As a 'Christian" ministry, why is the likes of this article printed without a valid and firm rebuttal on the evolutionary concept of 300 million years of time. Or is this a new concept of your ministry that I have not til now realized?
Shaun Doyle
The author was clear that it was the belief of the researchers he was quoting, not something he believed with them. Besides, it wasn't incredibly important for the specific point of the article. There are plenty of articles on our website that refute 'deep time'— we continue to stand wholeheartedly against 'deep time'. Nevertheless, we cannot deal fully with every issue in the origins debate in each article we publish.
Jody C.
Interesting that man has x and y chromosomes, and woman has only x chromosomes; the y being distinctly male, which the female does not posses. Interesting that they don't both have the same x and y, or that it is not the other way round where the female has the x and y and the male only x chromosomes.
In Genesis, it tells us that God made man and then made woman from man (literally took her from his side and formed her).
Can make one wonder if this is why man has the unique distinction - man has one "female(x)" and one "male(y)" and woman has only "female(x)".
Not saying the preceeding observation is correct, but I wonder if it could be connected?
Alan H.
I hope Richard Dawkins will be beating a path to the Y Chromosome decay faction to inform them that Evolutionary natural selection mandates increase in complexity over time so no decay or evolution falls. The only danger I see to the Y chromosone is from today's political correctness that states men should find their feminine side. To that I say I have done enough for that side as I have 3 daughters!
Chuck J.
I'm not at all surprised that God provided a mechanism to keep that chromosome in good shape.
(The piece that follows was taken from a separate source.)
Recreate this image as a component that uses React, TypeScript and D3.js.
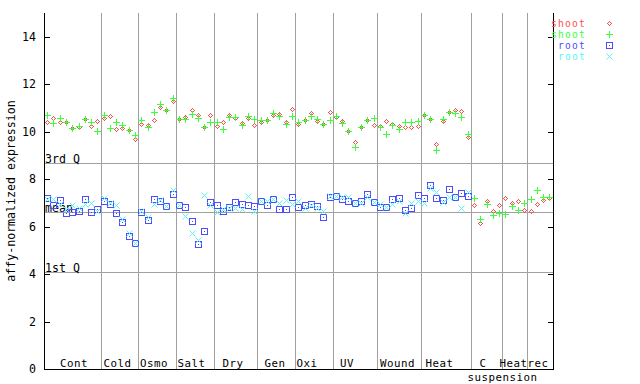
import React from "react";
import * as d3 from "d3";

const groupLabels = ["Cont", "Cold", "Osmo", "Salt", "Dry", "Gen", "Oxi", "UV", "Wound", "Heat", "C", "Heat", "rec"];
const groupCounts = [9, 6, 6, 6, 7, 6, 6, 7, 7, 8, 5, 4, 4];
const labelCenters = [74, 117.5, 154, 191.5, 233, 275, 307, 347, 397.5, 439.5, 483, 513.5, 538];

const shootRed = [
  10.40, 10.57, 10.43, 10.40, 10.16, 10.19, 10.53, 10.25, 10.46,
  10.57, 10.67, 10.11, 10.15, 10.08, 9.69,
  10.32, 10.29, 10.50, 11.06, 10.91, 11.29,
  10.53, 10.64, 10.92, 10.71, 10.19, 10.71,
  10.25, 10.40, 10.71, 10.57, 10.36, 10.57, 10.29,
  10.40, 10.49, 10.71, 10.74, 10.40, 10.95,
  10.32, 10.49, 10.78, 10.45, 10.32, 10.84,
  10.64, 10.45, 10.02, 9.56, 10.19, 10.49, 10.29,
  10.25, 10.45, 10.32, 10.25, 10.19, 10.19, 10.25,
  10.71, 10.53, 9.49, 10.45, 10.83, 10.92, 10.87, 9.77,
  6.90, 6.14, 7.07, 6.65, 6.90,
  7.20, 6.99, 7.07, 6.69,
  6.65, 6.94, 7.11, 7.20,
];

const shootGreen = [
  10.71, 10.36, 10.57, 10.40, 10.18, 10.25, 10.53, 10.40, 10.02,
  10.71, 10.15, 10.40, 10.29, 10.08, 9.87,
  10.49, 10.21, 10.83, 11.16, 10.92, 11.44,
  10.53, 10.53, 10.75, 10.57, 10.19, 10.40,
  10.40, 10.12, 10.64, 10.64, 10.29, 10.67, 10.53,
  10.49, 10.49, 10.78, 10.67, 10.32, 10.67,
  10.40, 10.49, 10.67, 10.53, 10.34, 10.49,
  10.67, 10.36, 10.02, 9.38, 10.19, 10.49, 10.57,
  10.19, 9.90, 10.29, 10.11, 10.40, 10.40, 10.45,
  10.71, 10.53, 9.22, 10.53, 10.83, 10.78, 10.64, 9.91,
  7.20, 6.31, 6.94, 6.48, 6.57,
  6.52, 6.86, 6.69, 6.99,
  7.16, 7.54, 7.24, 7.24,
];

const rootBlue = [
  7.20, 6.90, 7.13, 6.58, 6.64, 6.65, 7.17, 6.61, 6.76,
  7.10, 6.96, 6.56, 6.19, 5.61, 5.30,
  6.61, 6.28, 7.16, 7.10, 6.87, 7.37,
  6.90, 6.82, 6.25, 5.26, 5.83, 7.03,
  6.92, 6.66, 6.82, 7.03, 6.94, 6.90, 6.86,
  7.07, 6.90, 7.16, 6.73, 6.73, 7.24,
  6.82, 6.92, 6.94, 6.87, 6.40, 7.24,
  7.30, 7.17, 7.07, 6.99, 7.07, 7.37, 7.03,
  6.82, 6.82, 7.16, 7.20, 6.69, 6.78, 7.32,
  7.20, 7.75, 7.20, 7.11, 7.58, 7.24, 7.41, 7.28,
];

const rootCyan = [
  7.15, 7.15, 6.96, 6.75, 6.92, 6.79, 6.96, 7.00, 6.68,
  7.20, 7.00, 6.92, 6.31, 5.72, 5.33,
  6.66, 6.40, 6.96, 7.13, 6.87, 7.55,
  6.90, 6.45, 5.72, 5.44, 7.34, 6.92,
  6.61, 6.73, 6.78, 6.78, 6.73, 7.30, 6.66,
  7.07, 7.07, 7.16, 6.99, 7.11, 6.94,
  7.07, 6.78, 6.90, 6.78, 6.65, 7.30,
  7.30, 7.27, 7.24, 6.99, 6.99, 7.24, 7.03,
  6.94, 6.82, 6.94, 7.10, 6.56, 6.99, 7.07,
  6.99, 7.62, 7.45, 7.03, 7.24, 7.24, 6.78, 7.45,
];

const yTicks = [0, 2, 4, 6, 8, 10, 12, 14];
const refLines = [
  { label: "3rd Q", value: 8.68 },
  { label: "mean", value: 6.62 },
  { label: "1st Q", value: 4.08 },
];
const legendItems = [
  { label: "shoot", color: "#ff4d4d", marker: "diamond" },
  { label: "shoot", color: "#3cff3c", marker: "plus" },
  { label: "root", color: "#4d4dff", marker: "square" },
  { label: "root", color: "#5cf5f5", marker: "cross" },
];

const FONT = "'DejaVu Sans Mono', monospace";
const W = 640, H = 384;
const left = 44, right = 552.5, top = 13.3, bottom = 369;

function Marker({ type, cx, cy, color }: { type: string; cx: number; cy: number; color: string }) {
  const px = Math.round(cx), py = Math.round(cy);
  if (type === "diamond") {
    const rects: JSX.Element[] = [];
    for (let dy = -3; dy <= 3; dy++) {
      const w = 3 - Math.abs(dy);
      for (let dx = -w; dx <= w; dx++) {
        if ((dx + dy + 100) % 2 === 0 && !(dx === 0 && dy === 0))
          rects.push(<rect key={dx + "_" + dy} x={px + dx} y={py + dy} width={1} height={1} fill={color} />);
      }
    }
    return <g shapeRendering="crispEdges">{rects}</g>;
  }
  if (type === "plus") {
    return (
      <g stroke={color} strokeWidth={1} shapeRendering="crispEdges">
        <line x1={px - 3} x2={px + 4} y1={py + 0.5} y2={py + 0.5} />
        <line x1={px + 0.5} x2={px + 0.5} y1={py - 3} y2={py + 4} />
      </g>
    );
  }
  if (type === "square") {
    return (
      <g shapeRendering="crispEdges">
        <rect x={px - 2.5} y={py - 2.5} width={6} height={6} fill="none" stroke={color} strokeWidth={1} />
        <rect x={px} y={py} width={1} height={1} fill={color} />
      </g>
    );
  }
  return (
    <g stroke={color} strokeWidth={1}>
      <line x1={px - 2.5} y1={py - 2.5} x2={px + 3.5} y2={py + 3.5} />
      <line x1={px + 3.5} y1={py - 2.5} x2={px - 2.5} y2={py + 3.5} />
    </g>
  );
}

export default function App() {
  const total = d3.sum(groupCounts);
  const x = d3.scaleLinear().domain([0, total]).range([left, right]);
  const y = d3.scaleLinear().domain([0, 15]).range([bottom, top]);
  const bounds: number[] = Array.from(d3.cumsum(groupCounts));

  const series = [
    { data: shootRed, ...legendItems[0] },
    { data: shootGreen, ...legendItems[1] },
    { data: rootBlue, ...legendItems[2] },
    { data: rootCyan, ...legendItems[3] },
  ];

  return (
    <svg width={W} height={H} style={{ position: "absolute", left: 0, top: 0, background: "#fff" }} fontFamily={FONT}>
      <rect x={0} y={0} width={W} height={H} fill="#fff" />
      {/* group separators */}
      <g stroke="#a0a0a0" strokeWidth={1} shapeRendering="crispEdges">
        {bounds.slice(0, -1).map((b, i) => (
          <line key={i} x1={Math.round(x(b)) + 0.5} x2={Math.round(x(b)) + 0.5} y1={top} y2={bottom} />
        ))}
        {refLines.map((r) => (
          <line key={r.label} x1={left} x2={right} y1={Math.round(y(r.value)) + 0.5} y2={Math.round(y(r.value)) + 0.5} />
        ))}
      </g>
      {refLines.map((r) => (
        <text key={r.label} x={45} y={Math.round(y(r.value)) - 0.5} fontSize={11.6} fill="#000">{r.label}</text>
      ))}
      {/* points */}
      {series.map((s, si) => (
        <g key={si}>
          {s.data.map((v, i) => (
            <Marker key={i} type={s.marker} cx={x(i + 0.5)} cy={y(v)} color={s.color} />
          ))}
        </g>
      ))}
      {/* axes */}
      <g stroke="#000" strokeWidth={1} shapeRendering="crispEdges">
        <line x1={left + 0.5} x2={left + 0.5} y1={top} y2={bottom + 0.5} />
        <line x1={right + 0.5} x2={right + 0.5} y1={top} y2={bottom + 0.5} />
        <line x1={left} x2={right + 1} y1={bottom + 0.5} y2={bottom + 0.5} />
        {yTicks.map((t) => (
          <g key={t}>
            <line x1={left} x2={left + 6} y1={Math.round(y(t)) + 0.5} y2={Math.round(y(t)) + 0.5} />
            <line x1={right - 5} x2={right + 1} y1={Math.round(y(t)) + 0.5} y2={Math.round(y(t)) + 0.5} />
          </g>
        ))}
      </g>
      {yTicks.map((t) => (
        <text key={t} x={36} y={y(t) + 4} textAnchor="end" fontSize={11.6} fill="#000">{t}</text>
      ))}
      <text transform={`translate(15,191) rotate(-90)`} textAnchor="middle" fontSize={11.6} fill="#000">
        affy-normalized expression
      </text>
      {/* group labels */}
      {groupLabels.map((g, i) => (
        <text key={i} x={labelCenters[i]} y={366.5} textAnchor="middle" fontSize={10.8} letterSpacing={0.5} fill="#000">{g}</text>
      ))}
      <text x={502.5} y={380.5} textAnchor="middle" fontSize={10.8} letterSpacing={0.5} fill="#000">suspension</text>
      {/* legend */}
      {legendItems.map((l, i) => (
        <g key={i}>
          <text x={586} y={27 + i * 11} textAnchor="end" fontSize={9.6} letterSpacing={1.2} fill={l.color}>{l.label}</text>
          <Marker type={l.marker} cx={609} cy={23 + i * 11} color={l.color} />
        </g>
      ))}
    </svg>
  );
}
Here in America, I think one of the real threats to males is how the educators, politicians, doctors, and the other assorted experts have to a great extent and continue to try to feminize the American male. From Academia to entertainment, men are objects that need changing to be more like women and objects of ridicule for their "maleness". (And, women are being encouraged to be more like males.) One thing is for sure in this age of tolerance is that males cannot be tolerated for being male-as-is.